Posts tagged #Jennie Kiabara

Jennie Kiobara (Kiohara)

Dates: b. Japan, 1881 d. Revelstoke, 1905

Cemetery location: Block F, Row 3, Plot 26


Jennie was a 24-year old Japanese woman working as a prostitute on Front Street. She had been in Revelstoke since at least 1903, based on the city police reports. On 19 April 1905, she was found murdered in her house. 

There was no such thing as publication bans then, and the newspaper reported the murder in graphic detail:

“The woman’s throat was cut in front and there was a frightful gash on the back of the neck so that the head was nearly severed from the body.  The woman’s hands were cut and hacked where she had struggled to obtain possession of the knife or ward off the work of the assassin, whose butchery was of the fiendish description…” 
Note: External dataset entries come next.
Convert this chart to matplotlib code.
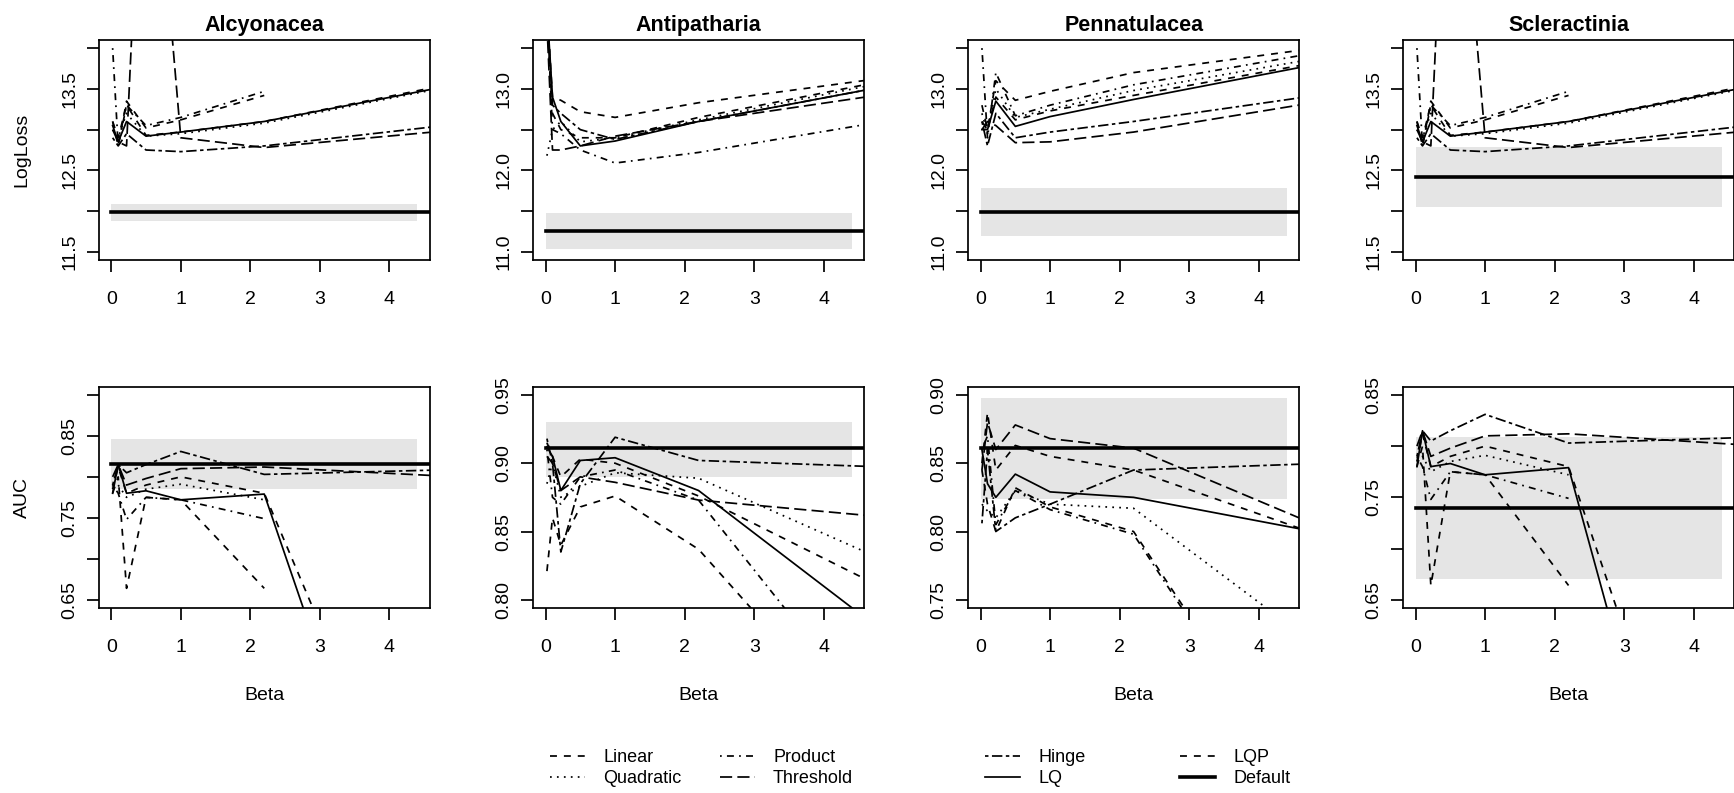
import numpy as np
import matplotlib.pyplot as plt
from matplotlib.lines import Line2D

plt.rcParams['font.family'] = ['Liberation Sans', 'DejaVu Sans']

nan = np.nan

# regularisation multipliers (last point lies beyond the plotted range)
beta = [0.02, 0.1, 0.22, 0.5, 1.0, 2.2, 5.0]

taxa = ['Alcyonacea', 'Antipatharia', 'Pennatulacea', 'Scleractinia']
features = ['Linear', 'Quadratic', 'Product', 'Threshold', 'Hinge', 'LQ', 'LQP']

# ---- LogLoss curves ----
alcy_loss = {
    'Linear':    [13.10, 12.80, 13.35, 13.02, 13.12, 13.42, nan],
    'Quadratic': [13.00, 12.90, 13.20, 12.92, 12.95, 13.08, 13.55],
    'Product':   [14.00, 12.80, 13.30, 13.05, 13.15, 13.47, nan],
    'Threshold': [13.00, 12.85, 12.80, 17.90, 12.90, 12.78, 13.00],
    'Hinge':     [12.90, 12.80, 12.95, 12.75, 12.73, 12.80, 13.07],
    'LQ':        [13.05, 12.85, 13.10, 12.92, 12.97, 13.10, 13.56],
    'LQP':       [13.10, 12.90, 13.30, 12.93, 12.97, 13.10, 13.58],
}
anti_loss = {
    'Linear':    [14.00, 12.90, 12.86, 12.72, 12.65, 12.83, 13.15],
    'Quadratic': [12.18, 12.50, 12.60, 12.35, 12.40, 12.62, 13.10],
    'Product':   [14.00, 12.50, 12.45, 12.25, 12.09, 12.22, 12.62],
    'Threshold': [13.80, 12.25, 12.25, 12.30, 12.42, 12.60, 12.95],
    'Hinge':     [14.00, 12.80, 12.70, 12.50, 12.38, 12.60, 13.05],
    'LQ':        [14.00, 12.90, 12.60, 12.30, 12.36, 12.60, 13.05],
    'LQP':       [13.90, 12.70, 12.50, 12.40, 12.40, 12.65, 13.12],
}
penn_loss = {
    'Linear':    [12.60, 12.50, 13.10, 12.86, 12.97, 13.20, 13.52],
    'Quadratic': [12.70, 12.45, 13.00, 12.65, 12.75, 12.98, 13.40],
    'Product':   [13.50, 12.40, 13.20, 12.67, 12.80, 13.05, 13.47],
    'Threshold': [12.50, 12.60, 12.55, 12.34, 12.35, 12.47, 12.86],
    'Hinge':     [12.60, 12.30, 12.70, 12.40, 12.47, 12.60, 12.94],
    'LQ':        [12.50, 12.50, 12.85, 12.54, 12.66, 12.87, 13.33],
    'LQP':       [12.80, 12.50, 12.90, 12.62, 12.73, 12.92, 13.35],
}
# Scleractinia curves are drawn identical to Alcyonacea in the source figure
scle_loss = alcy_loss

# ---- AUC curves ----
alcy_auc = {
    'Linear':    [0.780, 0.800, 0.664, 0.775, 0.772, 0.664, nan],
    'Quadratic': [0.785, 0.790, 0.775, 0.785, 0.791, 0.772, nan],
    'Product':   [0.790, 0.780, 0.748, 0.775, 0.772, 0.749, nan],
    'Threshold': [0.800, 0.815, 0.790, 0.798, 0.810, 0.812, 0.800],
    'Hinge':     [0.790, 0.815, 0.805, 0.815, 0.831, 0.803, 0.809],
    'LQ':        [0.780, 0.815, 0.780, 0.783, 0.772, 0.779, 0.085],
    'LQP':       [0.785, 0.812, 0.780, 0.790, 0.800, 0.780, 0.220],
}
anti_auc = {
    'Linear':    [0.821, 0.860, 0.840, 0.868, 0.876, 0.837, 0.677],
    'Quadratic': [0.885, 0.900, 0.875, 0.883, 0.893, 0.889, 0.826],
    'Product':   [0.910, 0.875, 0.870, 0.890, 0.895, 0.873, 0.694],
    'Threshold': [0.905, 0.900, 0.880, 0.890, 0.886, 0.873, 0.860],
    'Hinge':     [0.918, 0.900, 0.835, 0.885, 0.919, 0.902, 0.897],
    'LQ':        [0.912, 0.905, 0.880, 0.902, 0.904, 0.880, 0.771],
    'LQP':       [0.915, 0.905, 0.890, 0.903, 0.900, 0.876, 0.805],
}
penn_auc = {
    'Linear':    [0.845, 0.820, 0.800, 0.832, 0.818, 0.800, 0.585],
    'Quadratic': [0.820, 0.815, 0.810, 0.830, 0.820, 0.817, 0.710],
    'Product':   [0.860, 0.870, 0.805, 0.830, 0.816, 0.798, 0.580],
    'Threshold': [0.845, 0.880, 0.860, 0.878, 0.868, 0.861, 0.801],
    'Hinge':     [0.806, 0.860, 0.800, 0.810, 0.820, 0.845, 0.850],
    'LQ':        [0.860, 0.835, 0.825, 0.842, 0.829, 0.825, 0.798],
    'LQP':       [0.850, 0.887, 0.845, 0.863, 0.855, 0.845, 0.795],
}
scle_auc = alcy_auc

loss_curves = [alcy_loss, anti_loss, penn_loss, scle_loss]
auc_curves = [alcy_auc, anti_auc, penn_auc, scle_auc]

# default model value and its interval (grey band)
default_loss = [11.99, 11.26, 11.49, 12.42]
band_loss_lo = [11.88, 11.03, 11.20, 12.05]
band_loss_hi = [12.09, 11.48, 11.78, 12.79]
default_auc = [0.816, 0.911, 0.861, 0.740]
band_auc_lo = [0.785, 0.890, 0.824, 0.670]
band_auc_hi = [0.846, 0.930, 0.898, 0.809]

# axis ranges and tick labels
loss_range = [(11.5, 14.0), (11.0, 13.5), (11.0, 13.5), (11.5, 14.0)]
loss_labels = [['11.5', '12.5', '13.5'], ['11.0', '12.0', '13.0'],
               ['11.0', '12.0', '13.0'], ['11.5', '12.5', '13.5']]
auc_range = [(0.65, 0.90), (0.80, 0.95), (0.75, 0.90), (0.65, 0.85)]
auc_labels = [['0.65', '0.75', '0.85'], ['0.80', '0.85', '0.90', '0.95'],
              ['0.75', '0.80', '0.85', '0.90'], ['0.65', '0.75', '0.85']]

styles = {
    'Linear': (0, (4, 4)),
    'Quadratic': (0, (1, 3)),
    'Product': (0, (1, 3, 4, 3)),
    'Threshold': (0, (7, 3)),
    'Hinge': (0, (2, 2, 6, 2)),
    'LQ': '-',
    'LQP': (0, (4, 4)),
}
LW = 1.25

W, H = 1734, 793
fig = plt.figure(figsize=(W / 100, H / 100), dpi=100)


def px_axes(left, top, width, height):
    return fig.add_axes([left / W, 1 - (top + height) / H, width / W, height / H])


def draw(ax, curves, dflt, lo, hi, rng, labels, step):
    ax.fill_between([0, 4.4], lo, hi, color='#e5e5e5', lw=0, zorder=0)
    for name in features:
        ax.plot(beta, curves[name], color='black', lw=LW, ls=styles[name])
    ax.plot([0, 5], [dflt, dflt], color='black', lw=2.6)
    pad = 0.04 * (rng[1] - rng[0])
    ax.set_xlim(-0.176, 4.576)
    ax.set_ylim(rng[0] - pad, rng[1] + pad)
    ax.set_xticks(range(5))
    ticks = np.arange(rng[0], rng[1] + step / 2, step)
    ax.set_yticks(ticks)
    txt = ['%.2f' % t if step < 0.1 else '%.1f' % t for t in ticks]
    ax.set_yticklabels([t if t in labels else '' for t in txt],
                       rotation=90, va='center')
    ax.tick_params(axis='both', direction='out', length=8.6, width=LW,
                   labelsize=14)
    ax.tick_params(axis='x', pad=13.5)
    ax.tick_params(axis='y', pad=6.5)
    for sp in ax.spines.values():
        sp.set_linewidth(LW)


lefts = [99, 533.3, 968.3, 1403.3]
for i, taxon in enumerate(taxa):
    left = lefts[i]
    cx = left + 165.5
    ax1 = px_axes(left, 40, 330.5, 220)
    draw(ax1, loss_curves[i], default_loss[i], band_loss_lo[i], band_loss_hi[i],
         loss_range[i], loss_labels[i], 0.5)
    ax2 = px_axes(left, 386.7, 330.5, 221.3)
    draw(ax2, auc_curves[i], default_auc[i], band_auc_lo[i], band_auc_hi[i],
         auc_range[i], auc_labels[i], 0.05)
    fig.text(cx / W, 1 - 31 / H, taxon, ha='center', va='baseline',
             fontsize=15.5, fontweight='bold')
    fig.text(cx / W, 1 - 700 / H, 'Beta', ha='center', va='baseline',
             fontsize=14)

fig.text(22 / W, 1 - 150 / H, 'LogLoss', rotation=90, ha='center',
         va='center', fontsize=14)
fig.text(22 / W, 1 - 497 / H, 'AUC', rotation=90, ha='center',
         va='center', fontsize=14)

# legend, four two-row blocks as in the original
legend_groups = [['Linear', 'Quadratic'], ['Product', 'Threshold'],
                 ['Hinge', 'LQ'], ['LQP', 'Default']]
legend_x = [550, 720, 985, 1180]
for names, lx in zip(legend_groups, legend_x):
    handles = []
    for n in names:
        if n == 'Default':
            handles.append(Line2D([], [], color='black', lw=2.6))
        else:
            handles.append(Line2D([], [], color='black', lw=LW, ls=styles[n]))
    fig.legend(handles, names, loc='upper left',
               bbox_to_anchor=(lx / W, 1 - 749 / H), frameon=False,
               borderpad=0, borderaxespad=0, handlelength=1.94,
               handletextpad=1.0, labelspacing=0.22, fontsize=13)

fig.savefig('out.png', dpi=100)
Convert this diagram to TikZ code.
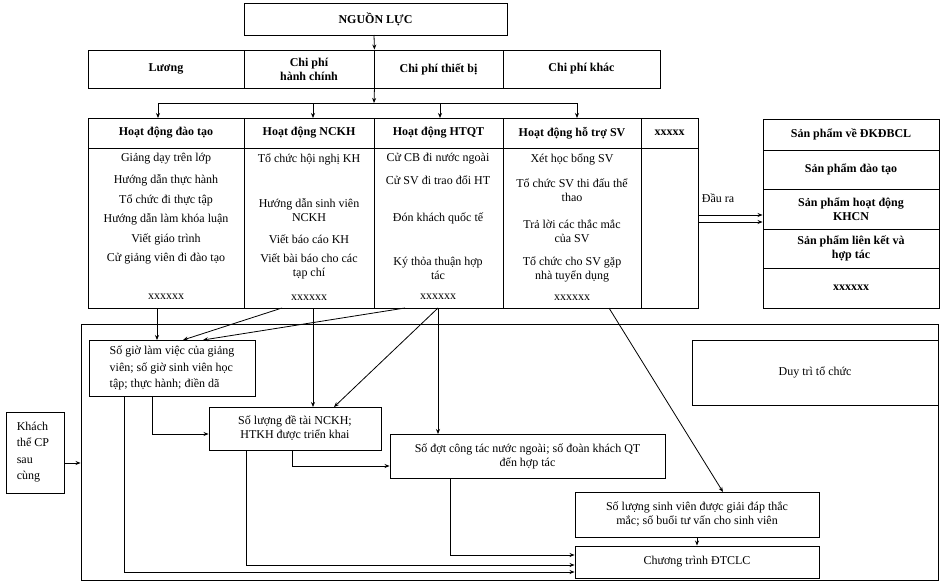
\documentclass[tikz,border=0pt]{standalone}
\usepackage{fontspec}
\setmainfont{Liberation Serif}
\usetikzlibrary{arrows.meta,calc}
\newcommand\bxn[6]{\node[bx,minimum width={(#4-#2)*1pt},minimum height={(#5-#3)*1pt}] (#1) at ({(#2+#4)/2},{(#3+#5)/2}) {#6};}
\begin{document}
\begin{tikzpicture}[x=1pt,y=-1pt,
  bx/.style={draw,line width=0.9pt,inner sep=0pt,align=center,font=\fontsize{12}{14}\selectfont},
  tx/.style={inner sep=0pt,align=center,font=\fontsize{12}{14}\selectfont},
  ar/.style={-{Stealth[length=5pt,width=4pt]},line width=0.8pt},
  ln/.style={line width=0.8pt}]
\useasboundingbox (0,0) rectangle (941,584);
% top
\bxn{nl}{244}{3}{507}{35}{\bfseries NGUỒN LỰC}
\bxn{luong}{88}{50}{244}{88}{\bfseries Lương}
\bxn{hc}{244}{50}{374}{88}{\bfseries Chi phí\\\bfseries hành chính}
\bxn{tb}{374}{50}{503}{88}{\bfseries Chi phí thiết bị}
\bxn{khac}{503}{50}{660}{88}{\bfseries Chi phí khác}
\draw[ar] (374,35) -- (hc.north east);
\coordinate (j) at (374,103);
\draw[ar] (hc.south east) -- (j);
\draw[ln] (158,103) -- (577,103);
% activity table
\bxn{h1}{88}{118}{244}{148}{\bfseries Hoạt động đào tạo}
\bxn{h2}{244}{118}{374}{148}{\bfseries Hoạt động NCKH}
\bxn{h3}{374}{118}{503}{148}{\bfseries Hoạt động HTQT}
\bxn{h4}{503}{118}{641}{148}{\bfseries Hoạt động hỗ trợ SV}
\bxn{h5}{641}{118}{698}{148}{\bfseries xxxxx}
\bxn{b1}{88}{148}{244}{308}{}
\bxn{b2}{244}{148}{374}{308}{}
\bxn{b3}{374}{148}{503}{308}{}
\bxn{b4}{503}{148}{641}{308}{}
\bxn{b5}{641}{148}{698}{308}{}
\foreach \x in {158,313,440,577} \draw[ar] (\x,103) -- (\x,118);
% column texts
\foreach \t/\y in {Giảng dạy trên lớp/159,Hướng dẫn thực hành/180,Tổ chức đi thực tập/200,Hướng dẫn làm khóa luận/219,Viết giáo trình/239,Cử giảng viên đi đào tạo/259,xxxxxx/297}
  \node[tx] at (166,\y) {\t};
\node[tx] at (309,159) {Tổ chức hội nghị KH};
\node[tx] at (309,210) {Hướng dẫn sinh viên\\NCKH};
\node[tx] at (309,239) {Viết báo cáo KH};
\node[tx] at (309,266) {Viết bài báo cho các\\tạp chí};
\node[tx] at (309,298) {xxxxxx};
\node[tx] at (438,159) {Cử CB đi nước ngoài};
\node[tx] at (438,180) {Cử SV đi trao đổi HT};
\node[tx] at (438,218) {Đón khách quốc tế};
\node[tx] at (438,268) {Ký thỏa thuận hợp\\tác};
\node[tx] at (438,297) {xxxxxx};
\node[tx] at (572,159) {Xét học bổng SV};
\node[tx] at (572,190) {Tổ chức SV thi đấu thể\\thao};
\node[tx] at (572,231) {Trả lời các thắc mắc\\của SV};
\node[tx] at (572,269) {Tổ chức cho SV gặp\\nhà tuyển dụng};
\node[tx] at (572,298) {xxxxxx};
% products
\bxn{p1}{763}{119}{939}{150}{\bfseries Sản phẩm về ĐKĐBCL}
\bxn{p2}{763}{150}{939}{189}{\bfseries Sản phẩm đào tạo}
\bxn{p3}{763}{189}{939}{229}{\bfseries Sản phẩm hoạt động\\\bfseries KHCN}
\bxn{p4}{763}{229}{939}{268}{\bfseries Sản phẩm liên kết và\\\bfseries hợp tác}
\bxn{p5}{763}{268}{939}{308}{\bfseries xxxxxx}
\node[tx] (dr) at (718,198) {Đầu ra};
\draw[ar] (b5.east |- 0,215) -- (p3.west |- 0,215);
\draw[ar] (b5.east |- 0,222) -- (p3.west |- 0,222);
% lower frame
\bxn{fr}{81}{324}{938}{580}{}
\node[bx,align=left,inner xsep=5pt,minimum width=166pt,minimum height=56pt,font=\fontsize{12}{16.5}\selectfont] (s1) at (172,368) {Số giờ làm việc của giảng\\viên; số giờ sinh viên học\\tập; thực hành; điền dã};
\bxn{s2}{209}{407}{381}{450}{Số lượng đề tài NCKH;\\HTKH được triển khai}
\bxn{s3}{390}{434}{665}{478}{Số đợt công tác nước ngoài; số đoàn khách QT\\đến hợp tác}
\bxn{s4}{575}{492}{819}{537}{Số lượng sinh viên được giải đáp thắc\\mắc; số buổi tư vấn cho sinh viên}
\bxn{s5}{575}{546}{819}{578}{Chương trình ĐTCLC}
\bxn{dt}{692}{340}{938}{405}{Duy trì tổ chức}
\bxn{kh}{6}{412}{64}{493}{}
\node[tx,align=left,font=\fontsize{12}{16.5}\selectfont] at (33,452) {Khách\\thể CP\\sau\\cùng};
\draw[ar] (kh.east |- 0,463) -- (fr.west |- 0,463);
% arrows
\draw[ar] (157,308) -- (157,340);
\draw[ar] (282,308) -- (183,340);
\draw[ar] (405,308) -- (203,340);
\draw[ar] (313,308) -- (313,407);
\draw[ar] (438,308) -- (334,407);
\draw[ar] (438,308) -- (438,434);
\draw[ar] (609,308) -- (723,492);
\draw[ar] (152,396) |- (s2.west |- 0,434);
\draw[ar] (124,396) |- (s5.west |- 0,572);
\draw[ar] (292,450) |- (s3.west |- 0,466);
\draw[ar] (246,450) |- (s5.west |- 0,565);
\draw[ar] (450,478) |- (s5.west |- 0,555);
\draw[ar] (s4.south) -- (s5.north);
\end{tikzpicture}
\end{document}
The murderer was compared to Jack the Ripper. The paper went on to describe the murder scene and the knife used. Wah Chung, a wealthy Chinese merchant who owned the house Jennie lived in, paid for Jennie’s tombstone. It was believed that he had had a romantic relationship with Jennie, as well as being her pimp. He was under suspicion for her death, but was never charged.

There is a story that someone, a white man, confessed to Jennie’s death many years later on his deathbed. The information was given to the local police who told the widow of the man who had been police chief at the time. The woman asked the current police officer to tell Wah Chung, since he had been under suspicion for so many years. According to the story, after Wah Chung was told, he said, “Now I can die in peace,” and he passed away within a few months. There is no way of knowing whether this story is true.

Tragically, Jennie was taken from her home in Japan to work as a prostitute in Canada, and then treated with contempt by the Japanese community. The story in the Kootenay Mail ends with this sad commentary: 

“The Japanese and women of the neighbourhood refuse to assist the police by giving information. The Japanese say that the woman was no good and not worth hanging a man for.”